MySQL Enterprise Backup Improved Compression Algorithm for 3.10
By SANDEEP SETHIA-Oracle on May 22, 2014
Prior to version 3.10, MySQL Enterprise Backup (MEB) used zlib compression for in-memory compression of datafiles. The compression worked by splitting the innodb datafiles into fixed size blocks and compressing each block independently.After searching on the web we found there are many compression algorithms available which can be used for compression. This triggered the idea of testing the performance of available compression algorithms. If the benchmark shows improved performance we can make backup and/or restore faster by adding the new compression algorithm to MEB.
The idea to implement the algorithms procceded as follows .
1. Select a "long list" of algorithms based on literature and what Google and other databases are using.
2. Create a prototype of MEB supporting the algorithms in the long list.
3. Run comparison tests of algorithms with the MEB prototype.
4. Select a "short list" of algorithms that will be added to MEB 3.10.
Criteria for Selecting the Algorithm:
The following criteria were used in comparing compression algorithms.
1. Compression speed
2. Decompression speed
3. Compression ratio
5. Licensing model
Performance Test:We have now completed the performance tests of the new compression algorithms for MEB. See the below table for the list of compression algorithms were evaluated in the test.
Machine and OS Configurations:
OS : Oracle Linux 6 (x86_64)
Memory: 29 GB RAM
Cpu : 8 vCPUs (2 quad-core processors, no HT)
Read speed of the source dir(data directory) : 600 MB/s
Write speed of the destination dir(backup directory) : 300 MB/s
A backup of a 441 GB database was generated using TPC-H datagen tool taken when the mysqld process was not running .

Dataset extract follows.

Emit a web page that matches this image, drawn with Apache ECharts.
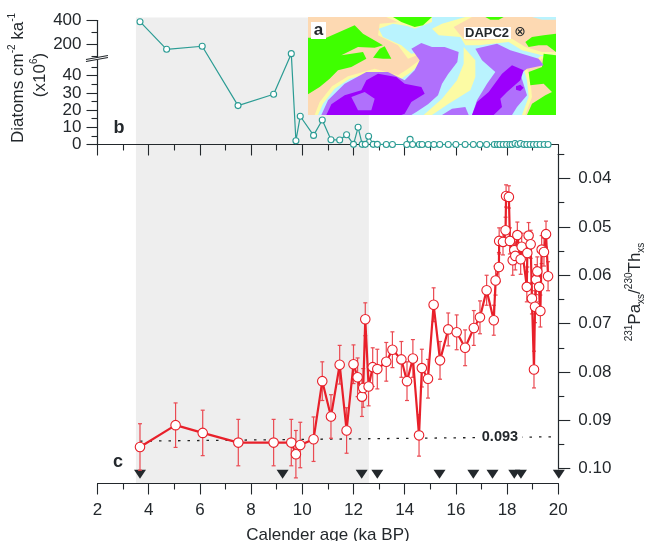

|Compression Algorithms||Time [min]||Compr. size [GB]||Compr. / Orig. size||Avg. CPU usage||Avg. CPU Idle||Reads [MB/s]||Writes [MB/s]||Source Disk busy|
|uncompressed/Normal Backup to Directory||31||N/A||100%||20%||65%||250||250||100%|
Few Important Notes:
• Some columns are blanks because the test ran for longer duration of time so it was not feasible to collect monitoring stats.
• “Source Disk busy" is the number of I/O per second in percent of what the device can execute. It is not related to the device throughput (MB/s).
• MEB has an internal work queue to process data that is managed by separate read, process, and write threads. Read threads will place data in the process queue where processing threads then process it, and finally after the processing is complete, the data will be placed in the write queue where they will be written out to storage. Due to this design, if writes are slower than reads (which they often are), then the reads will effectively be throttled by the write speeds (write speeds typically being the limiting factor).
Analysis of the Compression Test's:
LZ4 and QuickLZ were the fastest algorithms, while ZLib (level=9) was by far the slowest. For compression ratios, LZMA (level=9) was only able to reach 20%, whereas QuickLZ reached 46%, and LZ4 49%. This illustrates the fact that there is a trade-off between backup speed and the reduction in data size. Nevertheless, we could say that algorithm A is better than algorithm B, if A is faster than B and produces a backup which is not larger than that of B, or if A produces a smaller backup than B and A is not slower than B. Using this criteria we can say that QuickLZ is a better compression algorithm than LZ4, Snappy, LZO, or LZF. Similarly, LZMA (level=1) is superior to Zlib (level=9). The summary table shows two limiting factors for the backup speed. The IO speed of the of disk on which the database resides (the source disk) is thelimiting factor for uncompressed backup and compressed backups made with LZF, LZO,QuickLZ and LZ4. For Zlib (level=1), Snappy and LZMA (level=1) the limiting factor is the CPU. After removing the worst performing algorithms, we have four remaining that we can organize into a line where you get higher speeds as you move to the left, and better compression as you move to the right.
BEST SPEED --- QuickLZ --LZ4------ Zlib (lev.=1) ---- LZMA (lev.=1)---- LZMA(lev=9) --- BEST COMPRESSION
The restore speed was almost the same for all the algorithms. The restore of uncompressed backup and ZLib compressed backup took 28 minutes, and for all the other algorithms the restore time was 29 minutes.
For licensing reasons QuickLZ cannot be used with MEB. Therefore it was replaced with LZ4. Thus, the new compression algorithms are LZ4 (for fast compression) and LZMA (for high compression ratio).